— Start Rows —

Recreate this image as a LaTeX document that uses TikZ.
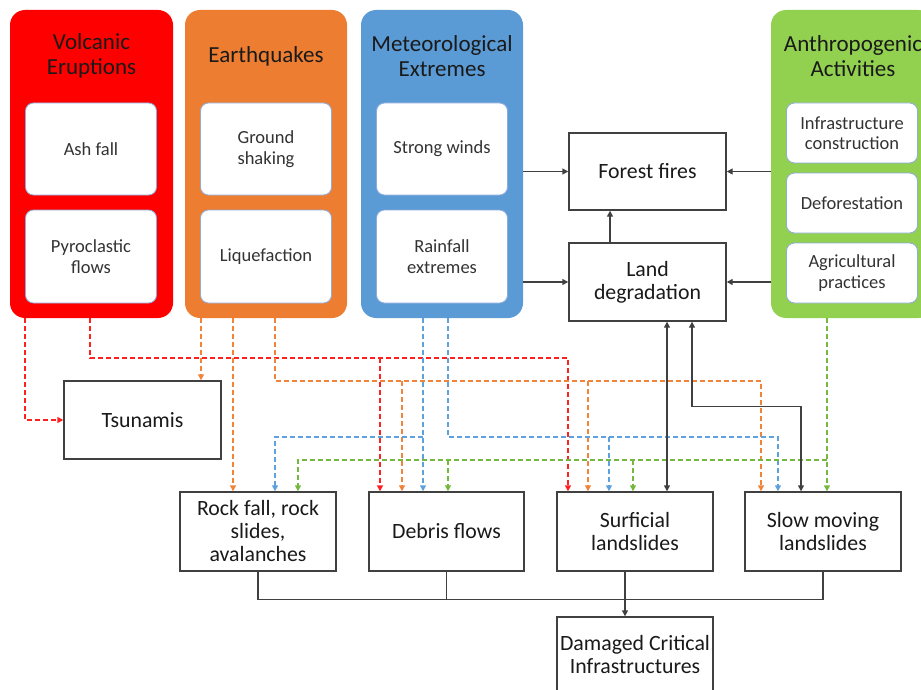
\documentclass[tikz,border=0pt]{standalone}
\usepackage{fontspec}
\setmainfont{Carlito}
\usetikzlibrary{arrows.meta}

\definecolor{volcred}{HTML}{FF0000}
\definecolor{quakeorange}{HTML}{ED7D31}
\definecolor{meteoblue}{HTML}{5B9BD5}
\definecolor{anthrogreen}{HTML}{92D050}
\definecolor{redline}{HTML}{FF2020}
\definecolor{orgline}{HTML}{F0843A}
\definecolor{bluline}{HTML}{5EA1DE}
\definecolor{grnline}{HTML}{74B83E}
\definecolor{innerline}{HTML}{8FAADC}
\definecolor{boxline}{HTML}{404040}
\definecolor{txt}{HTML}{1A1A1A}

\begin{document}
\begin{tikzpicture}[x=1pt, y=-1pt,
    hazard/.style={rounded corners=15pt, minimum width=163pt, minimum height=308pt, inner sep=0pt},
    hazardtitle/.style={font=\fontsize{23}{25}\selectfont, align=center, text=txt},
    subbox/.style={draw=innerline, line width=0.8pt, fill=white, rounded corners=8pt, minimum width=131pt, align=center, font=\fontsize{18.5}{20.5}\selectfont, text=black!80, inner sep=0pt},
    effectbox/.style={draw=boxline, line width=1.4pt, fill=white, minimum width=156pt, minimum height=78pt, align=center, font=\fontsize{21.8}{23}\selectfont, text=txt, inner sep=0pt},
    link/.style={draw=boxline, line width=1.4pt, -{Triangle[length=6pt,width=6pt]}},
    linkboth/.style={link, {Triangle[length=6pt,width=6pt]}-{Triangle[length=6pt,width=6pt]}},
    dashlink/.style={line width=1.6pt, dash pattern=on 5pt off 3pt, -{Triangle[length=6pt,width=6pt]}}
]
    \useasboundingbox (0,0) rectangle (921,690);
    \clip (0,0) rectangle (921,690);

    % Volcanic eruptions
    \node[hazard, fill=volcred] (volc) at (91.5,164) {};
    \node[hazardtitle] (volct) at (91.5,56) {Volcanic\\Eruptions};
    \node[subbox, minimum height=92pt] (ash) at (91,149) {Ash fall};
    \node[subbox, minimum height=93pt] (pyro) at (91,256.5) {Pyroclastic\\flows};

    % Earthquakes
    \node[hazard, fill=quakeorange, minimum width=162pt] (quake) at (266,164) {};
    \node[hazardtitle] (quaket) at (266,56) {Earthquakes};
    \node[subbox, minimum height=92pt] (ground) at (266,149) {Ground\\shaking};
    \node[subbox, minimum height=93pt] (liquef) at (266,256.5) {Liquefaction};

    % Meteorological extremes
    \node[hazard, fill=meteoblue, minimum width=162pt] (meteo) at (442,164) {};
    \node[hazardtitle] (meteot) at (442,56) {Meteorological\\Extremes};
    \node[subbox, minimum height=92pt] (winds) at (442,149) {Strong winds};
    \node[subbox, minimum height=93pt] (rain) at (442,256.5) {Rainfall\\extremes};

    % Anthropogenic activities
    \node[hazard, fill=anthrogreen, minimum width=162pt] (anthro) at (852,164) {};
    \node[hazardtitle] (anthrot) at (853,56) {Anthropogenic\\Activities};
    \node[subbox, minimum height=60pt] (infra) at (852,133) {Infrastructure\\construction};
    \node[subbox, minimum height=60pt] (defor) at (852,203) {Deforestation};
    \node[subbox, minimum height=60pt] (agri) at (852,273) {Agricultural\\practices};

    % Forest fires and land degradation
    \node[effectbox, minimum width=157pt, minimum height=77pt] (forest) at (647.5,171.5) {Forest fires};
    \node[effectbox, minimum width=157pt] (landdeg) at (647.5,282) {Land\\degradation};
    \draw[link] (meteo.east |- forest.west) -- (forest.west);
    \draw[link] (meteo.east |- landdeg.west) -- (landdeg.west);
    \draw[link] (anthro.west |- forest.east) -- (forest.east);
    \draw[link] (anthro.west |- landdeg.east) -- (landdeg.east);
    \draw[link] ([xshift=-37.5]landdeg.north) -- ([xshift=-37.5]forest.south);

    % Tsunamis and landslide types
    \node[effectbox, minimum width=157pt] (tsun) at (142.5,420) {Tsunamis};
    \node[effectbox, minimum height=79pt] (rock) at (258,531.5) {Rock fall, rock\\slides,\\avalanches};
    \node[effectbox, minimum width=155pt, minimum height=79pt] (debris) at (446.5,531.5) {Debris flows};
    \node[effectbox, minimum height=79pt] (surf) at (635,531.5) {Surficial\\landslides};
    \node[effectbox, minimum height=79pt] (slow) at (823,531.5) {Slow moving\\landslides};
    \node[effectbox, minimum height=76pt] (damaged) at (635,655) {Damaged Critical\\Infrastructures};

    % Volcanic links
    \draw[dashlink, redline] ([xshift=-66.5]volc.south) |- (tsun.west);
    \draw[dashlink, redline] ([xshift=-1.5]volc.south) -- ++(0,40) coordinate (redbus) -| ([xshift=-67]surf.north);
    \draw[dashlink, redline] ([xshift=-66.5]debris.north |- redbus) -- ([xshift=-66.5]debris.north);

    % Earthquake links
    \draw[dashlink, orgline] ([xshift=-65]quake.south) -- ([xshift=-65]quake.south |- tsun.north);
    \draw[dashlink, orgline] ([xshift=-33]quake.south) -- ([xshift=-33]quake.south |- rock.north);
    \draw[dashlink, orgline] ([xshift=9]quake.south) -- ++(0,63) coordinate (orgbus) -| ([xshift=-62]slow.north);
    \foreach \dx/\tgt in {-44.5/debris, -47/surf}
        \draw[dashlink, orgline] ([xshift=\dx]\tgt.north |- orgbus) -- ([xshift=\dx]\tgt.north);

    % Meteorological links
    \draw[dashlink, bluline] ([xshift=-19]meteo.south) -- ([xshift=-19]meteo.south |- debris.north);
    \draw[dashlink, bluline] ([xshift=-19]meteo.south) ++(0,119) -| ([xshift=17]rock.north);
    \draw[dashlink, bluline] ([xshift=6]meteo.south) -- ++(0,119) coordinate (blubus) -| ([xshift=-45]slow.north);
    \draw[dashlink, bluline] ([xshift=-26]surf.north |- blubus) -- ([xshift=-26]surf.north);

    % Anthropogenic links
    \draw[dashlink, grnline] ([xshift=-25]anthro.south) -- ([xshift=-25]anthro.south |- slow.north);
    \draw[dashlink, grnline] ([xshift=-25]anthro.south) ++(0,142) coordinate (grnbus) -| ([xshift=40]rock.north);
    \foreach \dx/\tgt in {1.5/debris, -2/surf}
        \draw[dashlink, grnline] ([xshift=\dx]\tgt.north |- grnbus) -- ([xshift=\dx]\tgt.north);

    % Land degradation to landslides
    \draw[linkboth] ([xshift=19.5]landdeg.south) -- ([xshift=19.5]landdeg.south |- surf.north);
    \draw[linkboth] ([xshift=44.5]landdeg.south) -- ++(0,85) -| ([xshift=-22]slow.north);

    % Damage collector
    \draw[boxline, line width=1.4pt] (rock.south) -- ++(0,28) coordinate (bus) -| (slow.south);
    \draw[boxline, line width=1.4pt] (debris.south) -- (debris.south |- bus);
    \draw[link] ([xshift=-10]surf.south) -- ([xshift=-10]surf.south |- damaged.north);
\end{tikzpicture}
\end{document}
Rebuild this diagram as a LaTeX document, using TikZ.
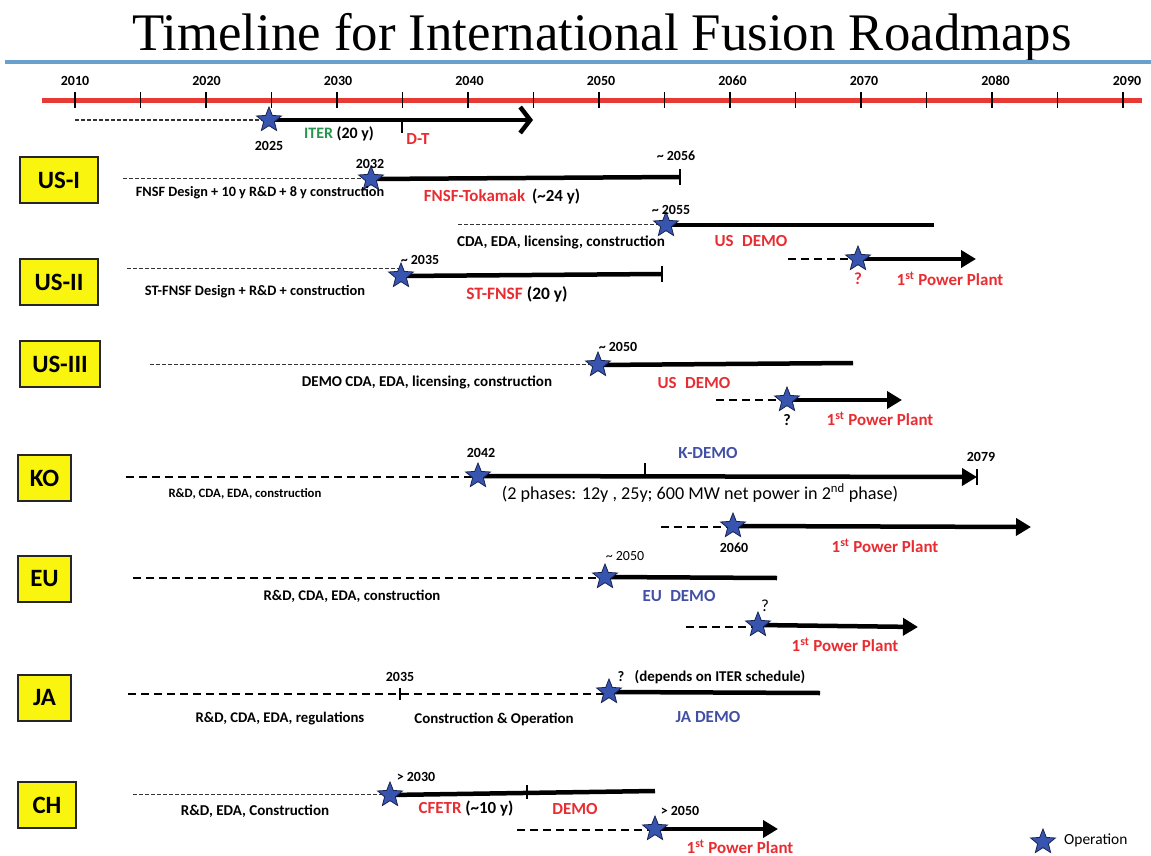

— End Rows —

Transcribe the full listing above exactly, with the images removed.

Recreate this image as a LaTeX document that uses TikZ.
\documentclass[tikz,border=0pt]{standalone}
\usepackage{fontspec}
\setmainfont{Carlito}
\usetikzlibrary{arrows.meta}

\definecolor{volcred}{HTML}{FF0000}
\definecolor{quakeorange}{HTML}{ED7D31}
\definecolor{meteoblue}{HTML}{5B9BD5}
\definecolor{anthrogreen}{HTML}{92D050}
\definecolor{redline}{HTML}{FF2020}
\definecolor{orgline}{HTML}{F0843A}
\definecolor{bluline}{HTML}{5EA1DE}
\definecolor{grnline}{HTML}{74B83E}
\definecolor{innerline}{HTML}{8FAADC}
\definecolor{boxline}{HTML}{404040}
\definecolor{txt}{HTML}{1A1A1A}

\begin{document}
\begin{tikzpicture}[x=1pt, y=-1pt,
    hazard/.style={rounded corners=15pt, minimum width=163pt, minimum height=308pt, inner sep=0pt},
    hazardtitle/.style={font=\fontsize{23}{25}\selectfont, align=center, text=txt},
    subbox/.style={draw=innerline, line width=0.8pt, fill=white, rounded corners=8pt, minimum width=131pt, align=center, font=\fontsize{18.5}{20.5}\selectfont, text=black!80, inner sep=0pt},
    effectbox/.style={draw=boxline, line width=1.4pt, fill=white, minimum width=156pt, minimum height=78pt, align=center, font=\fontsize{21.8}{23}\selectfont, text=txt, inner sep=0pt},
    link/.style={draw=boxline, line width=1.4pt, -{Triangle[length=6pt,width=6pt]}},
    linkboth/.style={link, {Triangle[length=6pt,width=6pt]}-{Triangle[length=6pt,width=6pt]}},
    dashlink/.style={line width=1.6pt, dash pattern=on 5pt off 3pt, -{Triangle[length=6pt,width=6pt]}}
]
    \useasboundingbox (0,0) rectangle (921,690);
    \clip (0,0) rectangle (921,690);

    % Volcanic eruptions
    \node[hazard, fill=volcred] (volc) at (91.5,164) {};
    \node[hazardtitle] (volct) at (91.5,56) {Volcanic\\Eruptions};
    \node[subbox, minimum height=92pt] (ash) at (91,149) {Ash fall};
    \node[subbox, minimum height=93pt] (pyro) at (91,256.5) {Pyroclastic\\flows};

    % Earthquakes
    \node[hazard, fill=quakeorange, minimum width=162pt] (quake) at (266,164) {};
    \node[hazardtitle] (quaket) at (266,56) {Earthquakes};
    \node[subbox, minimum height=92pt] (ground) at (266,149) {Ground\\shaking};
    \node[subbox, minimum height=93pt] (liquef) at (266,256.5) {Liquefaction};

    % Meteorological extremes
    \node[hazard, fill=meteoblue, minimum width=162pt] (meteo) at (442,164) {};
    \node[hazardtitle] (meteot) at (442,56) {Meteorological\\Extremes};
    \node[subbox, minimum height=92pt] (winds) at (442,149) {Strong winds};
    \node[subbox, minimum height=93pt] (rain) at (442,256.5) {Rainfall\\extremes};

    % Anthropogenic activities
    \node[hazard, fill=anthrogreen, minimum width=162pt] (anthro) at (852,164) {};
    \node[hazardtitle] (anthrot) at (853,56) {Anthropogenic\\Activities};
    \node[subbox, minimum height=60pt] (infra) at (852,133) {Infrastructure\\construction};
    \node[subbox, minimum height=60pt] (defor) at (852,203) {Deforestation};
    \node[subbox, minimum height=60pt] (agri) at (852,273) {Agricultural\\practices};

    % Forest fires and land degradation
    \node[effectbox, minimum width=157pt, minimum height=77pt] (forest) at (647.5,171.5) {Forest fires};
    \node[effectbox, minimum width=157pt] (landdeg) at (647.5,282) {Land\\degradation};
    \draw[link] (meteo.east |- forest.west) -- (forest.west);
    \draw[link] (meteo.east |- landdeg.west) -- (landdeg.west);
    \draw[link] (anthro.west |- forest.east) -- (forest.east);
    \draw[link] (anthro.west |- landdeg.east) -- (landdeg.east);
    \draw[link] ([xshift=-37.5]landdeg.north) -- ([xshift=-37.5]forest.south);

    % Tsunamis and landslide types
    \node[effectbox, minimum width=157pt] (tsun) at (142.5,420) {Tsunamis};
    \node[effectbox, minimum height=79pt] (rock) at (258,531.5) {Rock fall, rock\\slides,\\avalanches};
    \node[effectbox, minimum width=155pt, minimum height=79pt] (debris) at (446.5,531.5) {Debris flows};
    \node[effectbox, minimum height=79pt] (surf) at (635,531.5) {Surficial\\landslides};
    \node[effectbox, minimum height=79pt] (slow) at (823,531.5) {Slow moving\\landslides};
    \node[effectbox, minimum height=76pt] (damaged) at (635,655) {Damaged Critical\\Infrastructures};

    % Volcanic links
    \draw[dashlink, redline] ([xshift=-66.5]volc.south) |- (tsun.west);
    \draw[dashlink, redline] ([xshift=-1.5]volc.south) -- ++(0,40) coordinate (redbus) -| ([xshift=-67]surf.north);
    \draw[dashlink, redline] ([xshift=-66.5]debris.north |- redbus) -- ([xshift=-66.5]debris.north);

    % Earthquake links
    \draw[dashlink, orgline] ([xshift=-65]quake.south) -- ([xshift=-65]quake.south |- tsun.north);
    \draw[dashlink, orgline] ([xshift=-33]quake.south) -- ([xshift=-33]quake.south |- rock.north);
    \draw[dashlink, orgline] ([xshift=9]quake.south) -- ++(0,63) coordinate (orgbus) -| ([xshift=-62]slow.north);
    \foreach \dx/\tgt in {-44.5/debris, -47/surf}
        \draw[dashlink, orgline] ([xshift=\dx]\tgt.north |- orgbus) -- ([xshift=\dx]\tgt.north);

    % Meteorological links
    \draw[dashlink, bluline] ([xshift=-19]meteo.south) -- ([xshift=-19]meteo.south |- debris.north);
    \draw[dashlink, bluline] ([xshift=-19]meteo.south) ++(0,119) -| ([xshift=17]rock.north);
    \draw[dashlink, bluline] ([xshift=6]meteo.south) -- ++(0,119) coordinate (blubus) -| ([xshift=-45]slow.north);
    \draw[dashlink, bluline] ([xshift=-26]surf.north |- blubus) -- ([xshift=-26]surf.north);

    % Anthropogenic links
    \draw[dashlink, grnline] ([xshift=-25]anthro.south) -- ([xshift=-25]anthro.south |- slow.north);
    \draw[dashlink, grnline] ([xshift=-25]anthro.south) ++(0,142) coordinate (grnbus) -| ([xshift=40]rock.north);
    \foreach \dx/\tgt in {1.5/debris, -2/surf}
        \draw[dashlink, grnline] ([xshift=\dx]\tgt.north |- grnbus) -- ([xshift=\dx]\tgt.north);

    % Land degradation to landslides
    \draw[linkboth] ([xshift=19.5]landdeg.south) -- ([xshift=19.5]landdeg.south |- surf.north);
    \draw[linkboth] ([xshift=44.5]landdeg.south) -- ++(0,85) -| ([xshift=-22]slow.north);

    % Damage collector
    \draw[boxline, line width=1.4pt] (rock.south) -- ++(0,28) coordinate (bus) -| (slow.south);
    \draw[boxline, line width=1.4pt] (debris.south) -- (debris.south |- bus);
    \draw[link] ([xshift=-10]surf.south) -- ([xshift=-10]surf.south |- damaged.north);
\end{tikzpicture}
\end{document}
Rebuild this diagram as a LaTeX document, using TikZ.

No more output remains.